A natureza, a máquina e a divindade
Numa terceira parte do filme, Dr. Bowman anda à deriva pelo espaço. Os diálogos escasseiam mas os silêncios impõem-se com um significado arrebatador, por vezes intensificado pela música. É uma música espacial que ouvimos durante as cenas em que o rosto de Bowman está a vibrar diante da câmara, num close up duradouro e desconfortável. A sua nave atravessa (durante longos minutos) feixes de luz que nos levam a concluir que entrou para uma outra dimensão espacial/temporal.
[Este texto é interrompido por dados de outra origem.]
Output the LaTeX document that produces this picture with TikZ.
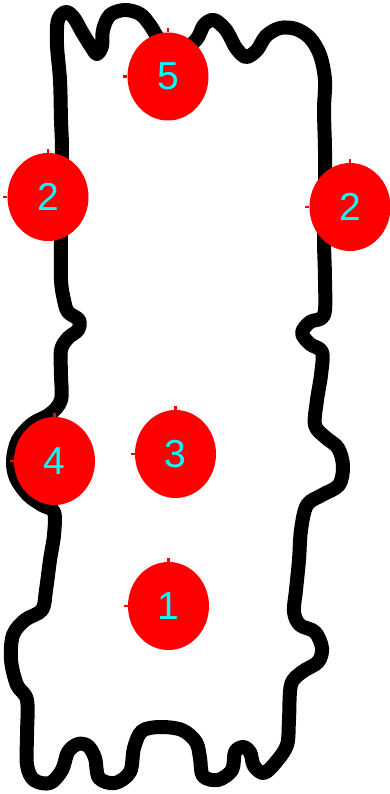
\documentclass[tikz,border=0pt]{standalone}
\usepackage{fontspec}
\setmainfont{Liberation Sans}
\usetikzlibrary{shapes.geometric}
\definecolor{blobred}{RGB}{255,0,0}
\definecolor{numcyan}{RGB}{0,255,255}
\tikzset{
  outline/.style={draw=black, line width=14pt, line join=round, line cap=round},
  blob/.style={ellipse, fill=blobred, draw=none, minimum width=81pt, minimum height=88pt, inner sep=0pt,
    text=numcyan, font=\fontsize{39}{39}\selectfont},
  tickmark/.style={draw=blobred, line width=2.5pt}
}
\begin{document}
\begin{tikzpicture}[x=1pt,y=-1pt]
\useasboundingbox (0,0) rectangle (390,794);
\fill[white] (0,0) rectangle (390,794);
\draw[outline] plot[smooth cycle, tension=0.55] coordinates {
(58,20) (66,12) (74,18) (82,32) (92,48) (97,54) (102,46) (103,30) (110,15) (125,10) (140,14) (150,25) (160,40) (178,52) (196,40) (204,25) (214,20) (226,30) (236,48) (246,57) (257,50) (266,36) (280,28) (296,29) (310,38) (320,55) (325,80) (324,110) (325,150) (325,200) (324,240) (325,280) (324,315) (310,322) (302,333) (310,344) (322,352) (321,375) (317,400) (315,425) (325,437) (338,448) (343,466) (339,485) (322,495) (307,505) (301,530) (299,560) (296,590) (294,612) (300,625) (315,632) (322,648) (318,662) (302,672) (291,685) (289,720) (287,745) (276,762) (264,773) (254,766) (250,752) (243,747) (235,752) (232,770) (218,780) (203,776) (200,758) (196,742) (182,730) (160,727) (142,731) (134,748) (130,772) (115,783) (99,778) (95,758) (88,746) (78,744) (68,752) (62,770) (50,783) (34,780) (27,765) (27,735) (27,700) (17,685) (11,660) (13,635) (25,620) (42,610) (46,590) (50,560) (54,535) (54,512) (42,505) (28,495) (16,478) (13,460) (18,440) (32,424) (50,414) (61,400) (61,375) (61,350) (68,338) (78,330) (79,320) (68,312) (64,300) (61,280) (61,240) (61,200) (62,150) (61,120) (60,80) (57,45)
};
\node[blob] (c5) at (168,76.5) {5};
\node[blob] (c2l) at (48,197) {2};
\node[blob] (c2r) at (350,207) {2};
\node[blob] (c4) at (54.5,461) {4};
\node[blob] (c3) at (175.5,454) {3};
\node[blob] (c1) at (168.5,606) {1};
\foreach \c in {c5,c2l,c2r,c4,c3,c1}{
  \draw[tickmark] (\c.north) -- ++(0,-4);
  \draw[tickmark] (\c.west) -- ++(-4,0);
}
\end{tikzpicture}
\end{document}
Trata-se de uma cena de paisagens psicadélicas prolongadas e, repita-se, os efeitos especiais (que mereceram o único Óscar que o filme ganhou) não foram digitais.
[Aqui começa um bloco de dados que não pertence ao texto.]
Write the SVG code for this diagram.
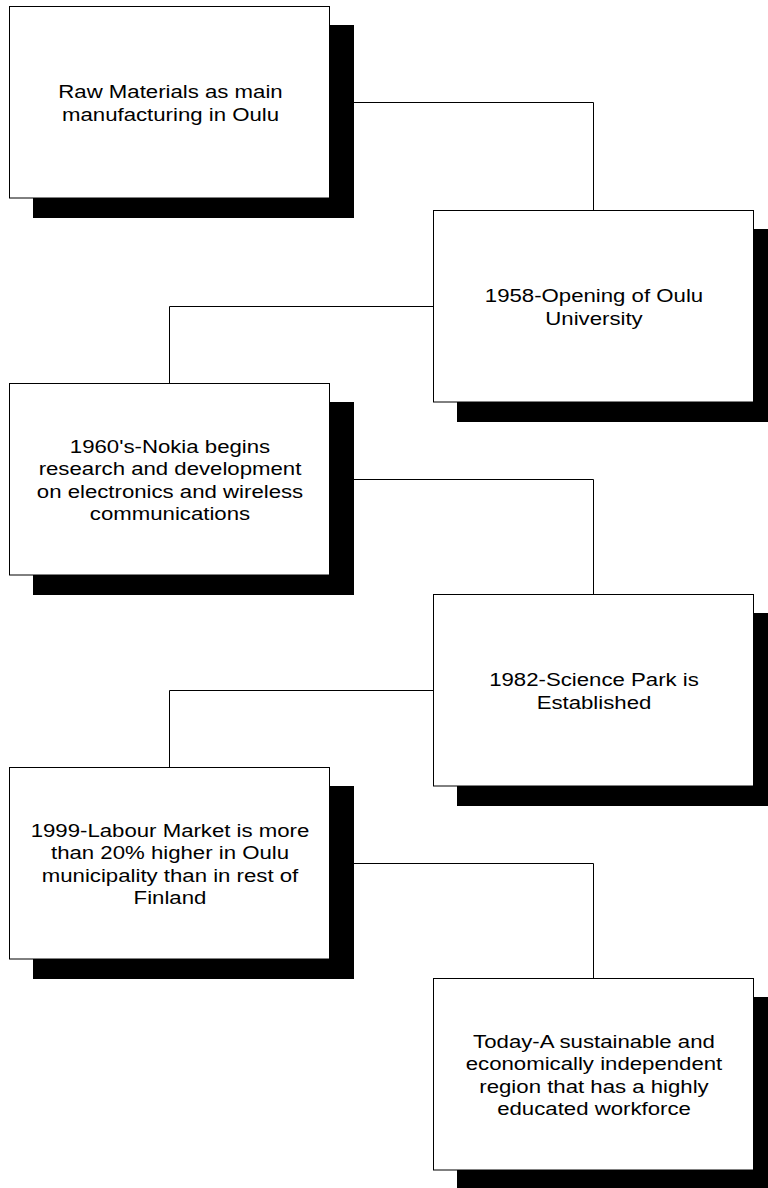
<svg xmlns="http://www.w3.org/2000/svg" width="768" height="1188" viewBox="0 0 768 1188">
<style>
.shadow{fill:#000;}
.box{fill:#fff;stroke:#000;stroke-width:1;}
.conn{fill:none;stroke:#000;stroke-width:1;}
.t{font-family:"Liberation Sans",Arial,sans-serif;font-size:18.5px;fill:#000;text-anchor:middle;}
</style>
<rect width="768" height="1188" fill="#fff"/>
<g id="connectors">
<path class="conn" d="M353 102.5 H593.5 V210.5"/>
<path class="conn" d="M433.5 306.5 H169.5 V383.5"/>
<path class="conn" d="M353 479.5 H593.5 V594.5"/>
<path class="conn" d="M433.5 690.5 H169.5 V767.5"/>
<path class="conn" d="M353 863.5 H593.5 V978.5"/>
</g>
<g id="node1">
<rect class="shadow" x="33" y="25" width="321" height="193"/>
<rect class="box" x="9.5" y="6.5" width="320" height="191.5"/>
<g transform="matrix(1.2 0 0 1 170.5 0)">
<text class="t" x="0" y="98">Raw Materials as main</text>
<text class="t" x="0" y="120.6">manufacturing in Oulu</text>
</g>
</g>
<g id="node2">
<rect class="shadow" x="457" y="229" width="321" height="193"/>
<rect class="box" x="433.5" y="210.5" width="320" height="191.5"/>
<g transform="matrix(1.2 0 0 1 594 0)">
<text class="t" x="0" y="302">1958-Opening of Oulu</text>
<text class="t" x="0" y="324.6">University</text>
</g>
</g>
<g id="node3">
<rect class="shadow" x="33" y="402" width="321" height="193"/>
<rect class="box" x="9.5" y="383.5" width="320" height="191.5"/>
<g transform="matrix(1.2 0 0 1 170 0)">
<text class="t" x="0" y="452.6">1960's-Nokia begins</text>
<text class="t" x="0" y="475.2">research and development</text>
<text class="t" x="0" y="497.8">on electronics and wireless</text>
<text class="t" x="0" y="520.4">communications</text>
</g>
</g>
<g id="node4">
<rect class="shadow" x="457" y="613" width="321" height="193"/>
<rect class="box" x="433.5" y="594.5" width="320" height="191.5"/>
<g transform="matrix(1.2 0 0 1 594 0)">
<text class="t" x="0" y="686">1982-Science Park is</text>
<text class="t" x="0" y="708.6">Established</text>
</g>
</g>
<g id="node5">
<rect class="shadow" x="33" y="786" width="321" height="193"/>
<rect class="box" x="9.5" y="767.5" width="320" height="191.5"/>
<g transform="matrix(1.2 0 0 1 170 0)">
<text class="t" x="0" y="836.6">1999-Labour Market is more</text>
<text class="t" x="0" y="859.2">than 20% higher in Oulu</text>
<text class="t" x="0" y="881.8">municipality than in rest of</text>
<text class="t" x="0" y="904.4">Finland</text>
</g>
</g>
<g id="node6">
<rect class="shadow" x="457" y="997" width="321" height="193"/>
<rect class="box" x="433.5" y="978.5" width="320" height="191.5"/>
<g transform="matrix(1.2 0 0 1 594 0)">
<text class="t" x="0" y="1047.6">Today-A sustainable and</text>
<text class="t" x="0" y="1070.2">economically independent</text>
<text class="t" x="0" y="1092.8">region that has a highly</text>
<text class="t" x="0" y="1115.4">educated workforce</text>
</g>
</g>
</svg>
Esse fenómeno liga-nos ao final da história. Bowman, de rosto envelhecido, está deitado numa cama. Kubrick mostra-nos um copo a partir-se e a derramar o líquido que continha, uma natureza morta que se finda. É justamente a morte que chega ao astronauta, ele que se encontra diante de um monólito negro, como vimos ao longo do filme.
Bowman estica um braço débil e parece comunicar com a pedra. Em vez do homem, vemos agora um feto em formação, dentro de algo semelhante ao útero materno. Sucede-lhe um plano do espaço, a Lua e depois a Terra surgem no horizonte. A leitura é de que se completou ali um ciclo de vida e que outro está a abrir-se, embora a noção de tempo se tenha diluído. O regresso ao planeta mãe é o recomeçar, no mesmo ponto de partida.
Vale a pena dizer que “2001: Odisseia no Espaço” mereceu a curiosidade de teólogos e agradou à comunidade religiosa. E, na verdade, este final presta-se à teoria de que uma divindade tem o poder de conceder a vida e que ela é provida de significado.
Se no primeiro ato da odisseia vimos a natureza a formar-se (com a tribo de macacos a conquistar a racionalidade), a segunda parte dedicou-se aos dilemas Homem/Máquina. É agora a vez de Deus, nesta trilogia mitológica que a história de Clarke e Kubrick tece.
O protagonista do filme não é, por isso, um astronauta ou um computador, nem mesmo a missão que lhes foi confiada. “Odisseia no Espaço” conta-nos a história da existência humana, com um olhar filosófico ímpar num filme desta época – e custa acreditar na incrível aposta dos estúdios num projeto destes, ainda mais tendo em conta a personalidade profissional obsessiva e perfeccionista do realizador.
Essa bússola filosófica parece ter sido cuidadosamente preservada. Não se perde sequer credibilidade pela representação da vida extraterrestre, porque se usou a figura de um monólito em vez das formas monstruosas dos filmes que lhe antecederam ou dos seres de cabeça oval a que a ficção científica preguiçosa nos habituou.
O legado de “2001: Odisseia no Espaço”
O grande público e alguma crítica reputada acusaram Kubrick de criar um filme lento (há quase uma hora sem diálogos) e sem trama aparente. Mas além da comunidade religiosa, outro público abriu os braços para “2001: Odisseia no Espaço”. Ver o filme sob o efeito de substâncias melhorava a experiência, diziam.
Segundo a New Yorker, David Bowie terá sido um desses espectadores e, no ano seguinte, o músico lança a história do seu Major Tom em “Space Oddity”, poucos dias antes da aterragem do Apollo 11 na Lua. Aos produtores do filme não passou em branco essa vaga que se estava a levantar em torno do filme e os posters promocionais passaram a descrevê-lo como “the ultimate trip”.
Hoje, “2001: Odisseia no Espaço” é reconhecido unanimemente como uma obra-prima e alguns dos maiores realizadores de ficção científica apontam, sem rodeios, a influência de Kubrick no seu trabalho.